Request →
Write every line out verbatim and omit the pictures.

Supplied information →
****************

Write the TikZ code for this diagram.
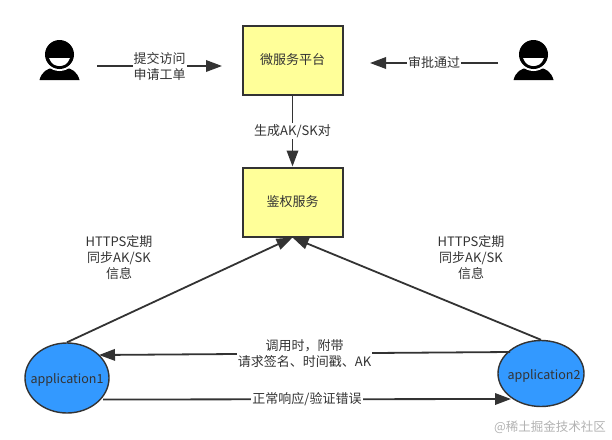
\documentclass[tikz,border=0pt]{standalone}
\usepackage{xcolor}
\usepackage{fontspec}
\setmainfont{Noto Sans CJK SC}
\usepackage{tikz}
\usetikzlibrary{arrows.meta}
\usetikzlibrary{shapes.geometric}
\definecolor{linegray}{HTML}{333333}
\definecolor{boxyellow}{HTML}{FFFF99}
\definecolor{appblue}{HTML}{3399FF}
\tikzset{
  boxnode/.style={draw=linegray, fill=boxyellow, line width=2pt, minimum width=100pt, minimum height=69pt, inner sep=0, text=linegray, font=\fontsize{13}{13}\selectfont},
  appnode/.style={draw=linegray, fill=appblue, ellipse, line width=1.4pt, inner sep=0},
  link/.style={draw=linegray, line width=1.8pt, -{Triangle[length=16pt,width=11.5pt]}},
  linklabel/.style={fill=white, inner sep=1, text=linegray, align=center, font=\fontsize{13}{16}\selectfont},
  freelabel/.style={text=linegray, align=center, font=\fontsize{13}{16}\selectfont}
}

\begin{document}
\begin{tikzpicture}[x=1pt,y=-1pt]
    \useasboundingbox (0,0) rectangle (612,439);
    \foreach \x in {59.5,533.5} {
      \fill[black] (\x-20,80) .. controls (\x-18,72) and (\x-12,68) .. (\x-6,68) -- (\x+6,68) .. controls (\x+12,68) and (\x+18,72) .. (\x+20,80) -- cycle;
      \fill[white] (\x,54.5) circle (16.5);
      \fill[black] (\x,54.5) circle (14.5);
      \fill[white] (\x-10.5,58) -- (\x+10.5,58) .. controls (\x+8,64.5) and (\x+4,66) .. (\x,66) .. controls (\x-4,66) and (\x-8,64.5) .. (\x-10.5,58) -- cycle;
    }
    \node[boxnode] (platform) at (292.5,60) {微服务平台};
    \node[boxnode] (authsvc) at (292.5,202) {鉴权服务};
    \node[appnode, minimum width=84pt, minimum height=70pt] (app1) at (67,378) {};
    \node[appnode, minimum width=86pt, minimum height=66pt] (app2) at (541,373.5) {};
    \node[freelabel, font=\fontsize{12.5}{16}\selectfont] (app1name) at (67,380) {application1};
    \node[freelabel, font=\fontsize{12.5}{16}\selectfont] (app2name) at (544,376) {application2};
    \coordinate (applyfrom) at (97,66);
    \coordinate (applyto) at (222,66);
    \coordinate (passfrom) at (498,63);
    \coordinate (passto) at (370,63);
    \coordinate (callfrom) at (510,352);
    \coordinate (callto) at (99,355);
    \coordinate (respfrom) at (103,399.5);
    \coordinate (respto) at (511,399);
    \draw[link] (applyfrom) -- node[linklabel]{提交访问\\申请工单} (applyto);
    \draw[link] (passfrom) -- node[linklabel]{审批通过} (passto);
    \draw[link] (platform) -- node[linklabel]{生成AK/SK对} (authsvc);
    \draw[link] (app1.north) -- (authsvc.south);
    \draw[link] (app2.north) -- (authsvc.south);
    \draw[link] (callfrom) -- node[linklabel]{调用时，附带\\请求签名、时间戳、AK} (callto);
    \draw[link] (respfrom) -- node[linklabel]{正常响应/验证错误} (respto);
    \node[freelabel] (syncleft) at (119,258) {HTTPS定期\\同步AK/SK\\信息};
    \node[freelabel] (syncright) at (471,258) {HTTPS定期\\同步AK/SK\\信息};
    \node[text=black!30, font=\fontsize{12.5}{12.5}\selectfont] (mark) at (550,427) {@稀土掘金技术社区};
\end{tikzpicture}
\end{document}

****************

Solution →
Write the TikZ code for this diagram.
\documentclass[tikz,border=0pt]{standalone}
\usepackage{xcolor}
\usepackage{fontspec}
\setmainfont{Noto Sans CJK SC}
\usepackage{tikz}
\usetikzlibrary{arrows.meta}
\usetikzlibrary{shapes.geometric}
\definecolor{linegray}{HTML}{333333}
\definecolor{boxyellow}{HTML}{FFFF99}
\definecolor{appblue}{HTML}{3399FF}
\tikzset{
  boxnode/.style={draw=linegray, fill=boxyellow, line width=2pt, minimum width=100pt, minimum height=69pt, inner sep=0, text=linegray, font=\fontsize{13}{13}\selectfont},
  appnode/.style={draw=linegray, fill=appblue, ellipse, line width=1.4pt, inner sep=0},
  link/.style={draw=linegray, line width=1.8pt, -{Triangle[length=16pt,width=11.5pt]}},
  linklabel/.style={fill=white, inner sep=1, text=linegray, align=center, font=\fontsize{13}{16}\selectfont},
  freelabel/.style={text=linegray, align=center, font=\fontsize{13}{16}\selectfont}
}

\begin{document}
\begin{tikzpicture}[x=1pt,y=-1pt]
    \useasboundingbox (0,0) rectangle (612,439);
    \foreach \x in {59.5,533.5} {
      \fill[black] (\x-20,80) .. controls (\x-18,72) and (\x-12,68) .. (\x-6,68) -- (\x+6,68) .. controls (\x+12,68) and (\x+18,72) .. (\x+20,80) -- cycle;
      \fill[white] (\x,54.5) circle (16.5);
      \fill[black] (\x,54.5) circle (14.5);
      \fill[white] (\x-10.5,58) -- (\x+10.5,58) .. controls (\x+8,64.5) and (\x+4,66) .. (\x,66) .. controls (\x-4,66) and (\x-8,64.5) .. (\x-10.5,58) -- cycle;
    }
    \node[boxnode] (platform) at (292.5,60) {微服务平台};
    \node[boxnode] (authsvc) at (292.5,202) {鉴权服务};
    \node[appnode, minimum width=84pt, minimum height=70pt] (app1) at (67,378) {};
    \node[appnode, minimum width=86pt, minimum height=66pt] (app2) at (541,373.5) {};
    \node[freelabel, font=\fontsize{12.5}{16}\selectfont] (app1name) at (67,380) {application1};
    \node[freelabel, font=\fontsize{12.5}{16}\selectfont] (app2name) at (544,376) {application2};
    \coordinate (applyfrom) at (97,66);
    \coordinate (applyto) at (222,66);
    \coordinate (passfrom) at (498,63);
    \coordinate (passto) at (370,63);
    \coordinate (callfrom) at (510,352);
    \coordinate (callto) at (99,355);
    \coordinate (respfrom) at (103,399.5);
    \coordinate (respto) at (511,399);
    \draw[link] (applyfrom) -- node[linklabel]{提交访问\\申请工单} (applyto);
    \draw[link] (passfrom) -- node[linklabel]{审批通过} (passto);
    \draw[link] (platform) -- node[linklabel]{生成AK/SK对} (authsvc);
    \draw[link] (app1.north) -- (authsvc.south);
    \draw[link] (app2.north) -- (authsvc.south);
    \draw[link] (callfrom) -- node[linklabel]{调用时，附带\\请求签名、时间戳、AK} (callto);
    \draw[link] (respfrom) -- node[linklabel]{正常响应/验证错误} (respto);
    \node[freelabel] (syncleft) at (119,258) {HTTPS定期\\同步AK/SK\\信息};
    \node[freelabel] (syncright) at (471,258) {HTTPS定期\\同步AK/SK\\信息};
    \node[text=black!30, font=\fontsize{12.5}{12.5}\selectfont] (mark) at (550,427) {@稀土掘金技术社区};
\end{tikzpicture}
\end{document}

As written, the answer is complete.